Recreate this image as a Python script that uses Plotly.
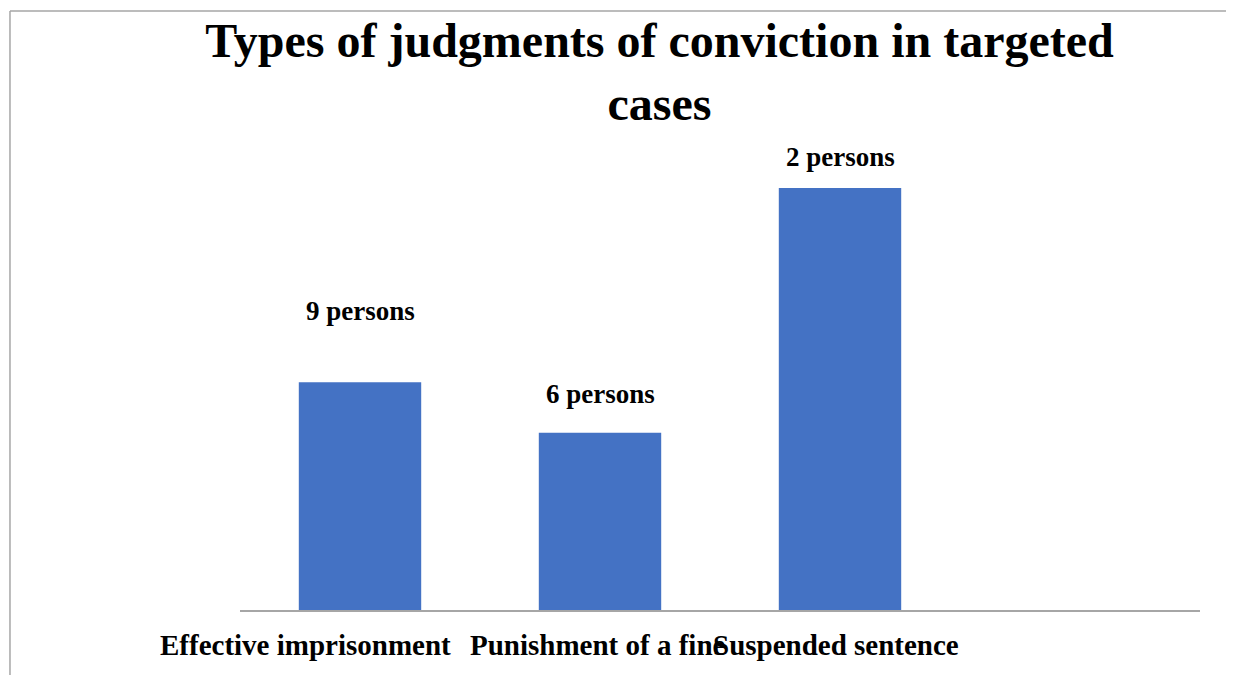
import plotly.graph_objects as go

# data (bar heights, relative units)
categories = ["Effective imprisonment", "Punishment of a fine", "Suspended sentence"]
values = [5.4, 4.2, 10.0]
bar_labels = ["9 persons", "6 persons", "2 persons"]

# vertical offset (px) of each label above its bar, as in the original
label_shift = [71, 39, 31]
tick_shift = [-55, -2, -4]

FONT = "Liberation Serif, Times New Roman, serif"
BLUE = "#4472c4"
GRAY = "#a6a6a6"

fig = go.Figure()
fig.add_trace(go.Bar(
    x=categories,
    y=values,
    marker=dict(color=BLUE, line=dict(width=0)),
    hoverinfo="skip",
))

for cat, val, lab, dy in zip(categories, values, bar_labels, label_shift):
    fig.add_annotation(
        x=cat, y=val, text=f"<b>{lab}</b>",
        showarrow=False, yanchor="middle", yshift=dy,
        font=dict(family=FONT, size=27, color="black"),
    )

# category labels placed by hand, they overlap in the original
for cat, dx in zip(categories, tick_shift):
    fig.add_annotation(
        x=cat, y=0, yref="y", text=f"<b>{cat}</b>",
        showarrow=False, yanchor="middle", yshift=-35, xshift=dx,
        font=dict(family=FONT, size=29, color="black"),
    )

# outer frame of the picture (only top and left edges are visible)
fig.add_shape(type="line", xref="paper", yref="paper",
              x0=-0.2396, x1=-0.2396, y0=-0.2, y1=1.2745,
              line=dict(color=GRAY, width=1.5))
fig.add_shape(type="line", xref="paper", yref="paper",
              x0=-0.2396, x1=1.1, y0=1.2745, y1=1.2745,
              line=dict(color=GRAY, width=1.5))

fig.update_layout(
    width=1234, height=675,
    margin=dict(l=232, r=42, t=132, b=73),
    paper_bgcolor="white",
    plot_bgcolor="white",
    bargap=0.49,
    showlegend=False,
    title=dict(
        text="<b>Types of judgments of conviction in targeted<br>cases</b>",
        x=0.528, xanchor="center",
        y=0.927, yanchor="middle",
        font=dict(family=FONT, size=48, color="black"),
    ),
    xaxis=dict(
        type="category",
        range=[-0.5, 3.5],
        showticklabels=False,
        showgrid=False,
        showline=True, linecolor=GRAY, linewidth=1.5,
        ticks="",
        fixedrange=True,
    ),
    yaxis=dict(
        range=[0, 11.14],
        visible=False,
        showgrid=False,
        zeroline=False,
        fixedrange=True,
    ),
)

fig.write_html("out.html")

★ ★ ★ ★ ★ ★ ★

| Exercise directions |
Go through the listing above and write it all out exactly, leaving out any picture.

| Response |
Recreate this image as a Python script that uses Plotly.
import plotly.graph_objects as go

# data (bar heights, relative units)
categories = ["Effective imprisonment", "Punishment of a fine", "Suspended sentence"]
values = [5.4, 4.2, 10.0]
bar_labels = ["9 persons", "6 persons", "2 persons"]

# vertical offset (px) of each label above its bar, as in the original
label_shift = [71, 39, 31]
tick_shift = [-55, -2, -4]

FONT = "Liberation Serif, Times New Roman, serif"
BLUE = "#4472c4"
GRAY = "#a6a6a6"

fig = go.Figure()
fig.add_trace(go.Bar(
    x=categories,
    y=values,
    marker=dict(color=BLUE, line=dict(width=0)),
    hoverinfo="skip",
))

for cat, val, lab, dy in zip(categories, values, bar_labels, label_shift):
    fig.add_annotation(
        x=cat, y=val, text=f"<b>{lab}</b>",
        showarrow=False, yanchor="middle", yshift=dy,
        font=dict(family=FONT, size=27, color="black"),
    )

# category labels placed by hand, they overlap in the original
for cat, dx in zip(categories, tick_shift):
    fig.add_annotation(
        x=cat, y=0, yref="y", text=f"<b>{cat}</b>",
        showarrow=False, yanchor="middle", yshift=-35, xshift=dx,
        font=dict(family=FONT, size=29, color="black"),
    )

# outer frame of the picture (only top and left edges are visible)
fig.add_shape(type="line", xref="paper", yref="paper",
              x0=-0.2396, x1=-0.2396, y0=-0.2, y1=1.2745,
              line=dict(color=GRAY, width=1.5))
fig.add_shape(type="line", xref="paper", yref="paper",
              x0=-0.2396, x1=1.1, y0=1.2745, y1=1.2745,
              line=dict(color=GRAY, width=1.5))

fig.update_layout(
    width=1234, height=675,
    margin=dict(l=232, r=42, t=132, b=73),
    paper_bgcolor="white",
    plot_bgcolor="white",
    bargap=0.49,
    showlegend=False,
    title=dict(
        text="<b>Types of judgments of conviction in targeted<br>cases</b>",
        x=0.528, xanchor="center",
        y=0.927, yanchor="middle",
        font=dict(family=FONT, size=48, color="black"),
    ),
    xaxis=dict(
        type="category",
        range=[-0.5, 3.5],
        showticklabels=False,
        showgrid=False,
        showline=True, linecolor=GRAY, linewidth=1.5,
        ticks="",
        fixedrange=True,
    ),
    yaxis=dict(
        range=[0, 11.14],
        visible=False,
        showgrid=False,
        zeroline=False,
        fixedrange=True,
    ),
)

fig.write_html("out.html")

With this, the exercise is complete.